The amendment to the Money Laundering and Terrorist Financing Prevention Act will allow banks to replace the requirement of an in-person meeting with potential customers with a three-stage person identification process. An information technology solution will be used to interview the person, and the interview will be saved. To identify the person, the document issued in Estonia for digital person identification, the personal identification document issued by a foreign state, and the person identification data entered in the database of personal identification documents will be used.

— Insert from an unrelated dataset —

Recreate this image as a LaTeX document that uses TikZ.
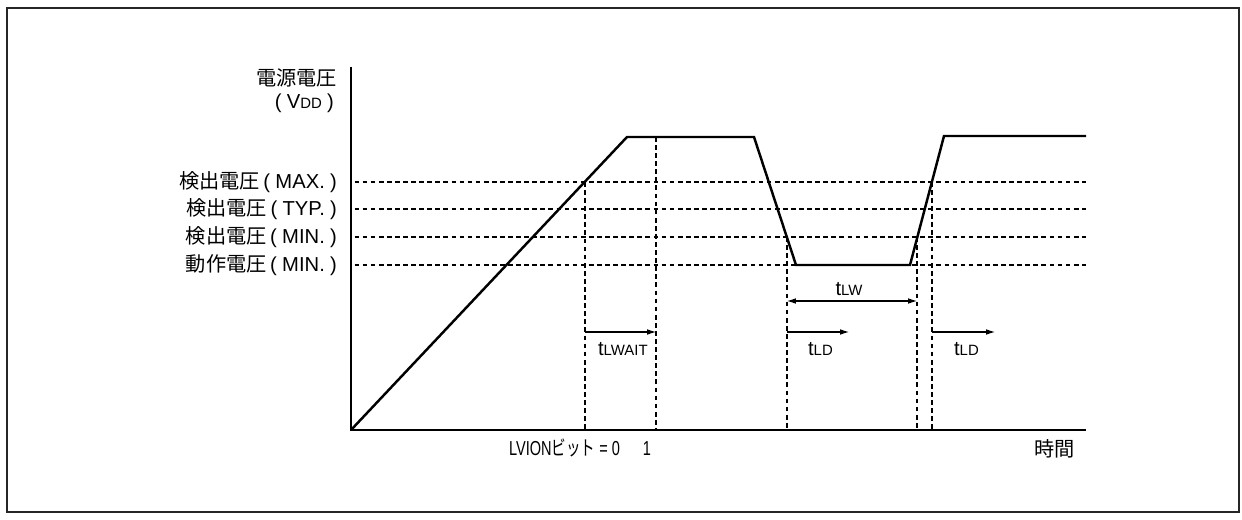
\documentclass[tikz,border=0pt]{standalone}
\usepackage{fontspec}
\setmainfont{Liberation Sans}
\newfontfamily\jpfont{Noto Sans CJK JP}
\usetikzlibrary{arrows.meta, positioning}
\newcommand\subt[1]{{\fontsize{8.5}{9}\selectfont #1}}
\newcommand\paren[1]{\hspace{2pt}(\hspace{3pt}#1\hspace{3pt})}

\begin{document}
\begin{tikzpicture}[x=0.02cm, y=-0.02cm, font=\fontsize{11.5}{13}\selectfont, >={Latex[length=5pt,width=3.2pt]}]
      \tikzset{
        signal/.style={line width=1.4pt, line join=miter},
        guide/.style={line width=0.6pt, dash pattern=on 2.7pt off 1.9pt},
        dim/.style={line width=0.6pt},
        lbl/.style={inner sep=1pt}
      }
      \useasboundingbox (0,0) rectangle (1242,520);
      % outer frame
      \draw[line width=0.9pt, black!85] (7,8) rectangle (1239,512);
      % axes
      \coordinate (o) at (351,430);
      \coordinate (ytop) at (351,67);
      \coordinate (xend) at (1086,430);
      \draw[line width=1.4pt] (ytop) -- (o) -- (xend);
      \node[lbl, anchor=east] (vdd) at (339,78) {\jpfont 電源電圧};
      \node[lbl, anchor=east] (vddsym) at (336,103) {\paren{V\subt{DD}}};
      \node[lbl, anchor=east] (time) at (1077,449) {\jpfont 時間};
      % voltage levels
      \node[lbl, anchor=east] (lmax) at (339,182) {{\jpfont 検出電圧}\paren{MAX.}};
      \node[lbl, anchor=east] (ltyp) at (339,209) {{\jpfont 検出電圧}\paren{TYP.}};
      \node[lbl, anchor=east] (lmin) at (339,237) {{\jpfont 検出電圧}\paren{MIN.}};
      \node[lbl, anchor=east] (lop) at (339,265) {{\jpfont 動作電圧}\paren{MIN.}};
      \foreach \l in {lmax,ltyp,lmin,lop}
        \draw[guide] ([xshift=2]\l -| o) -- (\l -| xend);
      % supply voltage curve
      \coordinate (p1) at (627,137);
      \coordinate (p2) at (754,137);
      \coordinate (p3) at (796,265);
      \coordinate (p4) at (910,265);
      \coordinate (p5) at (944,136);
      \coordinate (p6) at (1086,136);
      \draw[signal] (o) -- (p1) -- (p2) -- (p3) -- (p4) -- (p5) -- (p6);
      % crossing points
      \coordinate (c1) at (585,182);
      \coordinate (c2) at (656,137);
      \coordinate (c3) at (787,237);
      \coordinate (c4) at (917,237);
      \coordinate (c5) at (932,182);
      \foreach \c in {c1,c2,c3,c4,c5}
        \draw[guide] (\c) -- (\c |- o);
      % timing arrows
      \coordinate (row) at (0,332);
      \coordinate (ld1) at (849,332);
      \coordinate (ld2) at (995,332);
      \draw[dim,->] (c1 |- row) -- (c2 |- row);
      \draw[dim,->] (c3 |- row) -- (ld1);
      \draw[dim,->] (c5 |- row) -- (ld2);
      \draw[dim,<->] (c3 |- 0,301) -- (c4 |- 0,301);
      \node[lbl] (tlw) at (849,289) {t\subt{LW}};
      \node[lbl, anchor=west] (twait) at (596,349) {t\subt{LWAIT}};
      \node[lbl, anchor=west] (tld1) at (806,349) {t\subt{LD}};
      \node[lbl, anchor=west] (tld2) at (952,349) {t\subt{LD}};
      % control bit
      \node[lbl, anchor=west] (bit) at (507,448)
        {\scalebox{0.72}[1]{LVION{\jpfont ビット} = 0\hspace{18pt}1}};
    \end{tikzpicture}
\end{document}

Additionally, banks will have to further enhance their measures for the prevention of money laundering. The first payment to the opened bank account needs to be made from a credit institution or the branch of a foreign credit institution registered in the Estonian commercial register or in a credit institution which has been registered or has its place of business in a contracting state of the European Economic Area or in a country where requirements equal to those provided for in this Act are in force. A more detailed regulation is to be prepared by the Ministry of Finance. Naturally, the bank will retain the right to ask the person to provide an ID if they are applying in-person at a bank branch. The service is meant for any holder of the Estonian ID, digi-ID, or e-resident card.

Currently, the identification of persons participating in a transaction or using a service must be performed while the person or their representative is in the same place with the bank representative. Under the new amendment, provided that conditions established by the law are fulfilled, identification by means of information technology solutions will be equivalent to in person identification. The forthcoming legal and IT solution will, for example, become an even more efficient measure of business relationship monitoring than being in the same place with the person or their representative.

Over 10,000 people have applied for e-Residency. Applications have arrived from 127 countries, with the majority coming from Finland, Russia, the US, Ukraine, Italy, Germany, United Kingdom, Latvia, India and the Netherlands.